**Requirement**: Exactly as written, retype the listing below, omitting the pictures.

**Collected data**:
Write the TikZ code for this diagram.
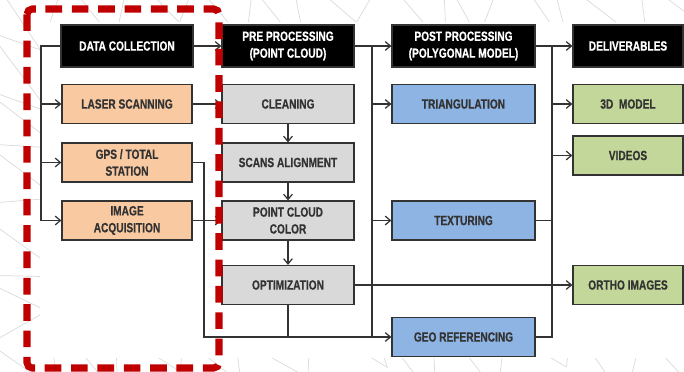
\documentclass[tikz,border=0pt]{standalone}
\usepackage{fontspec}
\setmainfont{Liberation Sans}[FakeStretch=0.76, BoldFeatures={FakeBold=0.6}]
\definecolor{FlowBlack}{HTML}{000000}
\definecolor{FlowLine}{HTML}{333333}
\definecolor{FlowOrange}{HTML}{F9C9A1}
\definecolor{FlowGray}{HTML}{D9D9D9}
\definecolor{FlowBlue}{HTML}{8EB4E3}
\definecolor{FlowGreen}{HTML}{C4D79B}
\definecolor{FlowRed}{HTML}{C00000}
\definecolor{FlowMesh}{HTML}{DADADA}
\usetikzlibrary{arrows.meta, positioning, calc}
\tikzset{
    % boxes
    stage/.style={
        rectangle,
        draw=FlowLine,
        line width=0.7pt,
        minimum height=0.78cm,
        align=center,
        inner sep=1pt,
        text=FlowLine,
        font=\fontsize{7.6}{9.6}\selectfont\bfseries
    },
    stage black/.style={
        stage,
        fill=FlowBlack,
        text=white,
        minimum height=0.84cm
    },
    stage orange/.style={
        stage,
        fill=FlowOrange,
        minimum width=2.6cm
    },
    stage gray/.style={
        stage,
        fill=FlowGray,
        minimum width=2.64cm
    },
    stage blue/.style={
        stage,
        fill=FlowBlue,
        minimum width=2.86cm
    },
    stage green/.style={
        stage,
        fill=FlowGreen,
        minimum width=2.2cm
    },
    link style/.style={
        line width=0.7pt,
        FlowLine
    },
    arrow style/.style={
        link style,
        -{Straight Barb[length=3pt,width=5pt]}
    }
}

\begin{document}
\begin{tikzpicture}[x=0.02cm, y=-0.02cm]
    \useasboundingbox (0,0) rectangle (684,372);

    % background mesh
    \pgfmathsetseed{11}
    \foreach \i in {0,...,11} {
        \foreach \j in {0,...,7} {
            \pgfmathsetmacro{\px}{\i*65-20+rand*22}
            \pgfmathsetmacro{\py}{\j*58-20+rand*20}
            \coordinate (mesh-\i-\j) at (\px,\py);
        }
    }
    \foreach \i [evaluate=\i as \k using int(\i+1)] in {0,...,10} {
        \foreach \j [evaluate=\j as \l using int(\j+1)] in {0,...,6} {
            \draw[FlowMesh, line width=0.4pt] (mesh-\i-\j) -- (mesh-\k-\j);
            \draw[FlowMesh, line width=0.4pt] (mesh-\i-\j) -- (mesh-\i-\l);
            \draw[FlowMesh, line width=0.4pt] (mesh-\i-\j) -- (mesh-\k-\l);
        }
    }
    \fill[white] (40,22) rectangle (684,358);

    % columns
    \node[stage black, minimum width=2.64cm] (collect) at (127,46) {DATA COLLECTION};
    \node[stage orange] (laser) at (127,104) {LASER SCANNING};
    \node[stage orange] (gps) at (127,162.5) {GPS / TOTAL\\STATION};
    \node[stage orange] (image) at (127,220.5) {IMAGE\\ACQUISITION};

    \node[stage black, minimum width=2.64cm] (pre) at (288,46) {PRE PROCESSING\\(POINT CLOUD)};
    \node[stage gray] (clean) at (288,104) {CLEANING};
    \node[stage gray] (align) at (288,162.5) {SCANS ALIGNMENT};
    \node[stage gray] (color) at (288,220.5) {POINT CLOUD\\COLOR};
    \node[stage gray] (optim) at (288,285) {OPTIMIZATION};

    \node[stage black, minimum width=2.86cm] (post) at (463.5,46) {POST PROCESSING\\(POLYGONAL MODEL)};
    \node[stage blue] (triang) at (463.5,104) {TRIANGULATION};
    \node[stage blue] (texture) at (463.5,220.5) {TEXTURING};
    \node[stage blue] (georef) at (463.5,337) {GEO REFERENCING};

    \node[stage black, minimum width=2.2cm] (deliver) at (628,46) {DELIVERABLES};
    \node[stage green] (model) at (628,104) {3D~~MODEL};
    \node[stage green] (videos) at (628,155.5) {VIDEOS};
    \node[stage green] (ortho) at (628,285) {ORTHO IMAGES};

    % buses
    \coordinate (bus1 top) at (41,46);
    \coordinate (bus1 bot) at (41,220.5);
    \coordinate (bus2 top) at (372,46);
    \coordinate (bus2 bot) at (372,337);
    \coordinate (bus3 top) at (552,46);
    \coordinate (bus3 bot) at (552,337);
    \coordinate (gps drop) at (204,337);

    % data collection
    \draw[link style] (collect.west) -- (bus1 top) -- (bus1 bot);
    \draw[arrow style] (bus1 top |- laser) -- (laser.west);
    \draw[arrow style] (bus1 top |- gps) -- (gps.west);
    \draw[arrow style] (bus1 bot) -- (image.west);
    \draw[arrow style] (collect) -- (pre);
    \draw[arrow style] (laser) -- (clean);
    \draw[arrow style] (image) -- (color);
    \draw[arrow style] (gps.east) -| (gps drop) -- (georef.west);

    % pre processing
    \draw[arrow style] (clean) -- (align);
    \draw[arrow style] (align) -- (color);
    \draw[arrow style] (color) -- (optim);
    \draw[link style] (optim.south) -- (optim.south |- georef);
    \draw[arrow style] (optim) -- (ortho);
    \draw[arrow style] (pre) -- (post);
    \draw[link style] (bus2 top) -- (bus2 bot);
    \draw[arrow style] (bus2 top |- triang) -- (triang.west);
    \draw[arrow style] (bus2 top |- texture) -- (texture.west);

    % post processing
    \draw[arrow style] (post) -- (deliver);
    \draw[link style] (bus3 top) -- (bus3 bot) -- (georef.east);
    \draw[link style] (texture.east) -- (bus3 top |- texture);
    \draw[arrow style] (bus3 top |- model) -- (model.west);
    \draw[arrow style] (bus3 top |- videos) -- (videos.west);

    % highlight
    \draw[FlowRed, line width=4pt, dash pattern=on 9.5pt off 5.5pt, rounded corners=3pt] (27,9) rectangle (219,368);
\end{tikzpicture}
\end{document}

**Task result**:
Write the TikZ code for this diagram.
\documentclass[tikz,border=0pt]{standalone}
\usepackage{fontspec}
\setmainfont{Liberation Sans}[FakeStretch=0.76, BoldFeatures={FakeBold=0.6}]
\definecolor{FlowBlack}{HTML}{000000}
\definecolor{FlowLine}{HTML}{333333}
\definecolor{FlowOrange}{HTML}{F9C9A1}
\definecolor{FlowGray}{HTML}{D9D9D9}
\definecolor{FlowBlue}{HTML}{8EB4E3}
\definecolor{FlowGreen}{HTML}{C4D79B}
\definecolor{FlowRed}{HTML}{C00000}
\definecolor{FlowMesh}{HTML}{DADADA}
\usetikzlibrary{arrows.meta, positioning, calc}
\tikzset{
    % boxes
    stage/.style={
        rectangle,
        draw=FlowLine,
        line width=0.7pt,
        minimum height=0.78cm,
        align=center,
        inner sep=1pt,
        text=FlowLine,
        font=\fontsize{7.6}{9.6}\selectfont\bfseries
    },
    stage black/.style={
        stage,
        fill=FlowBlack,
        text=white,
        minimum height=0.84cm
    },
    stage orange/.style={
        stage,
        fill=FlowOrange,
        minimum width=2.6cm
    },
    stage gray/.style={
        stage,
        fill=FlowGray,
        minimum width=2.64cm
    },
    stage blue/.style={
        stage,
        fill=FlowBlue,
        minimum width=2.86cm
    },
    stage green/.style={
        stage,
        fill=FlowGreen,
        minimum width=2.2cm
    },
    link style/.style={
        line width=0.7pt,
        FlowLine
    },
    arrow style/.style={
        link style,
        -{Straight Barb[length=3pt,width=5pt]}
    }
}

\begin{document}
\begin{tikzpicture}[x=0.02cm, y=-0.02cm]
    \useasboundingbox (0,0) rectangle (684,372);

    % background mesh
    \pgfmathsetseed{11}
    \foreach \i in {0,...,11} {
        \foreach \j in {0,...,7} {
            \pgfmathsetmacro{\px}{\i*65-20+rand*22}
            \pgfmathsetmacro{\py}{\j*58-20+rand*20}
            \coordinate (mesh-\i-\j) at (\px,\py);
        }
    }
    \foreach \i [evaluate=\i as \k using int(\i+1)] in {0,...,10} {
        \foreach \j [evaluate=\j as \l using int(\j+1)] in {0,...,6} {
            \draw[FlowMesh, line width=0.4pt] (mesh-\i-\j) -- (mesh-\k-\j);
            \draw[FlowMesh, line width=0.4pt] (mesh-\i-\j) -- (mesh-\i-\l);
            \draw[FlowMesh, line width=0.4pt] (mesh-\i-\j) -- (mesh-\k-\l);
        }
    }
    \fill[white] (40,22) rectangle (684,358);

    % columns
    \node[stage black, minimum width=2.64cm] (collect) at (127,46) {DATA COLLECTION};
    \node[stage orange] (laser) at (127,104) {LASER SCANNING};
    \node[stage orange] (gps) at (127,162.5) {GPS / TOTAL\\STATION};
    \node[stage orange] (image) at (127,220.5) {IMAGE\\ACQUISITION};

    \node[stage black, minimum width=2.64cm] (pre) at (288,46) {PRE PROCESSING\\(POINT CLOUD)};
    \node[stage gray] (clean) at (288,104) {CLEANING};
    \node[stage gray] (align) at (288,162.5) {SCANS ALIGNMENT};
    \node[stage gray] (color) at (288,220.5) {POINT CLOUD\\COLOR};
    \node[stage gray] (optim) at (288,285) {OPTIMIZATION};

    \node[stage black, minimum width=2.86cm] (post) at (463.5,46) {POST PROCESSING\\(POLYGONAL MODEL)};
    \node[stage blue] (triang) at (463.5,104) {TRIANGULATION};
    \node[stage blue] (texture) at (463.5,220.5) {TEXTURING};
    \node[stage blue] (georef) at (463.5,337) {GEO REFERENCING};

    \node[stage black, minimum width=2.2cm] (deliver) at (628,46) {DELIVERABLES};
    \node[stage green] (model) at (628,104) {3D~~MODEL};
    \node[stage green] (videos) at (628,155.5) {VIDEOS};
    \node[stage green] (ortho) at (628,285) {ORTHO IMAGES};

    % buses
    \coordinate (bus1 top) at (41,46);
    \coordinate (bus1 bot) at (41,220.5);
    \coordinate (bus2 top) at (372,46);
    \coordinate (bus2 bot) at (372,337);
    \coordinate (bus3 top) at (552,46);
    \coordinate (bus3 bot) at (552,337);
    \coordinate (gps drop) at (204,337);

    % data collection
    \draw[link style] (collect.west) -- (bus1 top) -- (bus1 bot);
    \draw[arrow style] (bus1 top |- laser) -- (laser.west);
    \draw[arrow style] (bus1 top |- gps) -- (gps.west);
    \draw[arrow style] (bus1 bot) -- (image.west);
    \draw[arrow style] (collect) -- (pre);
    \draw[arrow style] (laser) -- (clean);
    \draw[arrow style] (image) -- (color);
    \draw[arrow style] (gps.east) -| (gps drop) -- (georef.west);

    % pre processing
    \draw[arrow style] (clean) -- (align);
    \draw[arrow style] (align) -- (color);
    \draw[arrow style] (color) -- (optim);
    \draw[link style] (optim.south) -- (optim.south |- georef);
    \draw[arrow style] (optim) -- (ortho);
    \draw[arrow style] (pre) -- (post);
    \draw[link style] (bus2 top) -- (bus2 bot);
    \draw[arrow style] (bus2 top |- triang) -- (triang.west);
    \draw[arrow style] (bus2 top |- texture) -- (texture.west);

    % post processing
    \draw[arrow style] (post) -- (deliver);
    \draw[link style] (bus3 top) -- (bus3 bot) -- (georef.east);
    \draw[link style] (texture.east) -- (bus3 top |- texture);
    \draw[arrow style] (bus3 top |- model) -- (model.west);
    \draw[arrow style] (bus3 top |- videos) -- (videos.west);

    % highlight
    \draw[FlowRed, line width=4pt, dash pattern=on 9.5pt off 5.5pt, rounded corners=3pt] (27,9) rectangle (219,368);
\end{tikzpicture}
\end{document}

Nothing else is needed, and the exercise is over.